Blame for the Grenfell Tower fire should rest with the UK Government, according to a leading architect.
An official inquiry said that London Fire Brigade had been “gravely” under-prepared for the blaze that killed 72 people in 2017.
But Gordon Gibb, director of professional studies at the Mackintosh School of Architecture, said the “inadequacy” of building regulations in England that allowed the use of combustible cladding on the tower “has been known about for a long time”.
Mr Gibb, who acts as an expert witness within the construction industry, said: “In the report by Sir Martin Moore-Bick, it is stated it would be ‘an affront to common sense’ to suggest the cladding used was compliant with the building regulations in England.
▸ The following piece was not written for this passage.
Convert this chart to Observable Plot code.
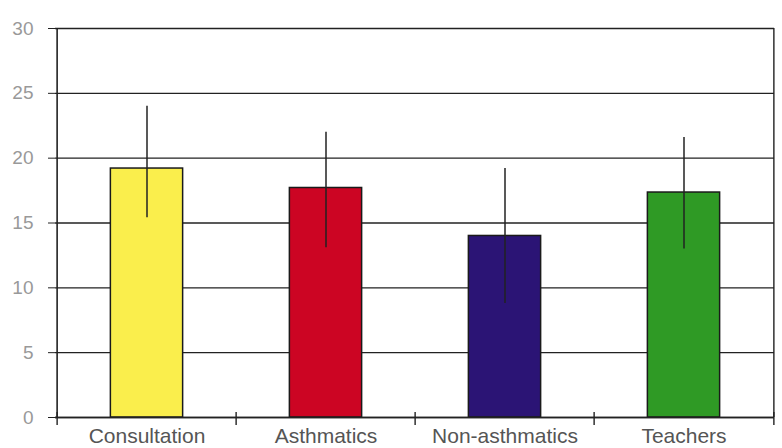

“But what becomes clear it is an affront to common sense for the UK Government to be looking anywhere else than on their own doorstep for the cause of the deaths in Grenfell Tower.”
In 1999 external cladding was blamed when a fire at Garnock Court in Irvine spread to other floors, claiming the life of a disabled man. A committee of MPs probed the blaze and set down new safety standards.
Mr Gibb said: “After that fire a report was published by a government committee that advised the use of entirely non-combustible materials for cladding of towers should be required. The report said ‘we do not believe it should take a serious fire in which many people are killed…’
“In Scotland, the advice was heeded and regulations were updated to ensure cladding was non-combustible. In England, the advice was ignored.”
Six people died in Camberwell, London, in 2009 in a fire involving combustible cladding.
Mr Gibb said: “The coroner’s court made recommendations and over the following four years representations were made to upgrade the regulations. However, with the Tory bonfire of regulation and red tape in play, this was not possible because all regulations supporting health and safety have been seen as an albatross around the neck of British businesses.”
Confusion over safety regulations intended to prevent a repeat of the Grenfell Tower disaster could trigger a “property blight” for thousands of homeowners, according to a leading chartered surveyor.
Advice issued by the UK Government – and adopted in Scotland – has created problems for the owners of flats even when they are not necessarily insulated with dangerous cladding.
Eric Curran, managing partner at DM Hall LLP, said the uncertainty is causing “lots of angst”.
The confusion has arisen because of doubts over whether different types of cladding meet updated safety standards.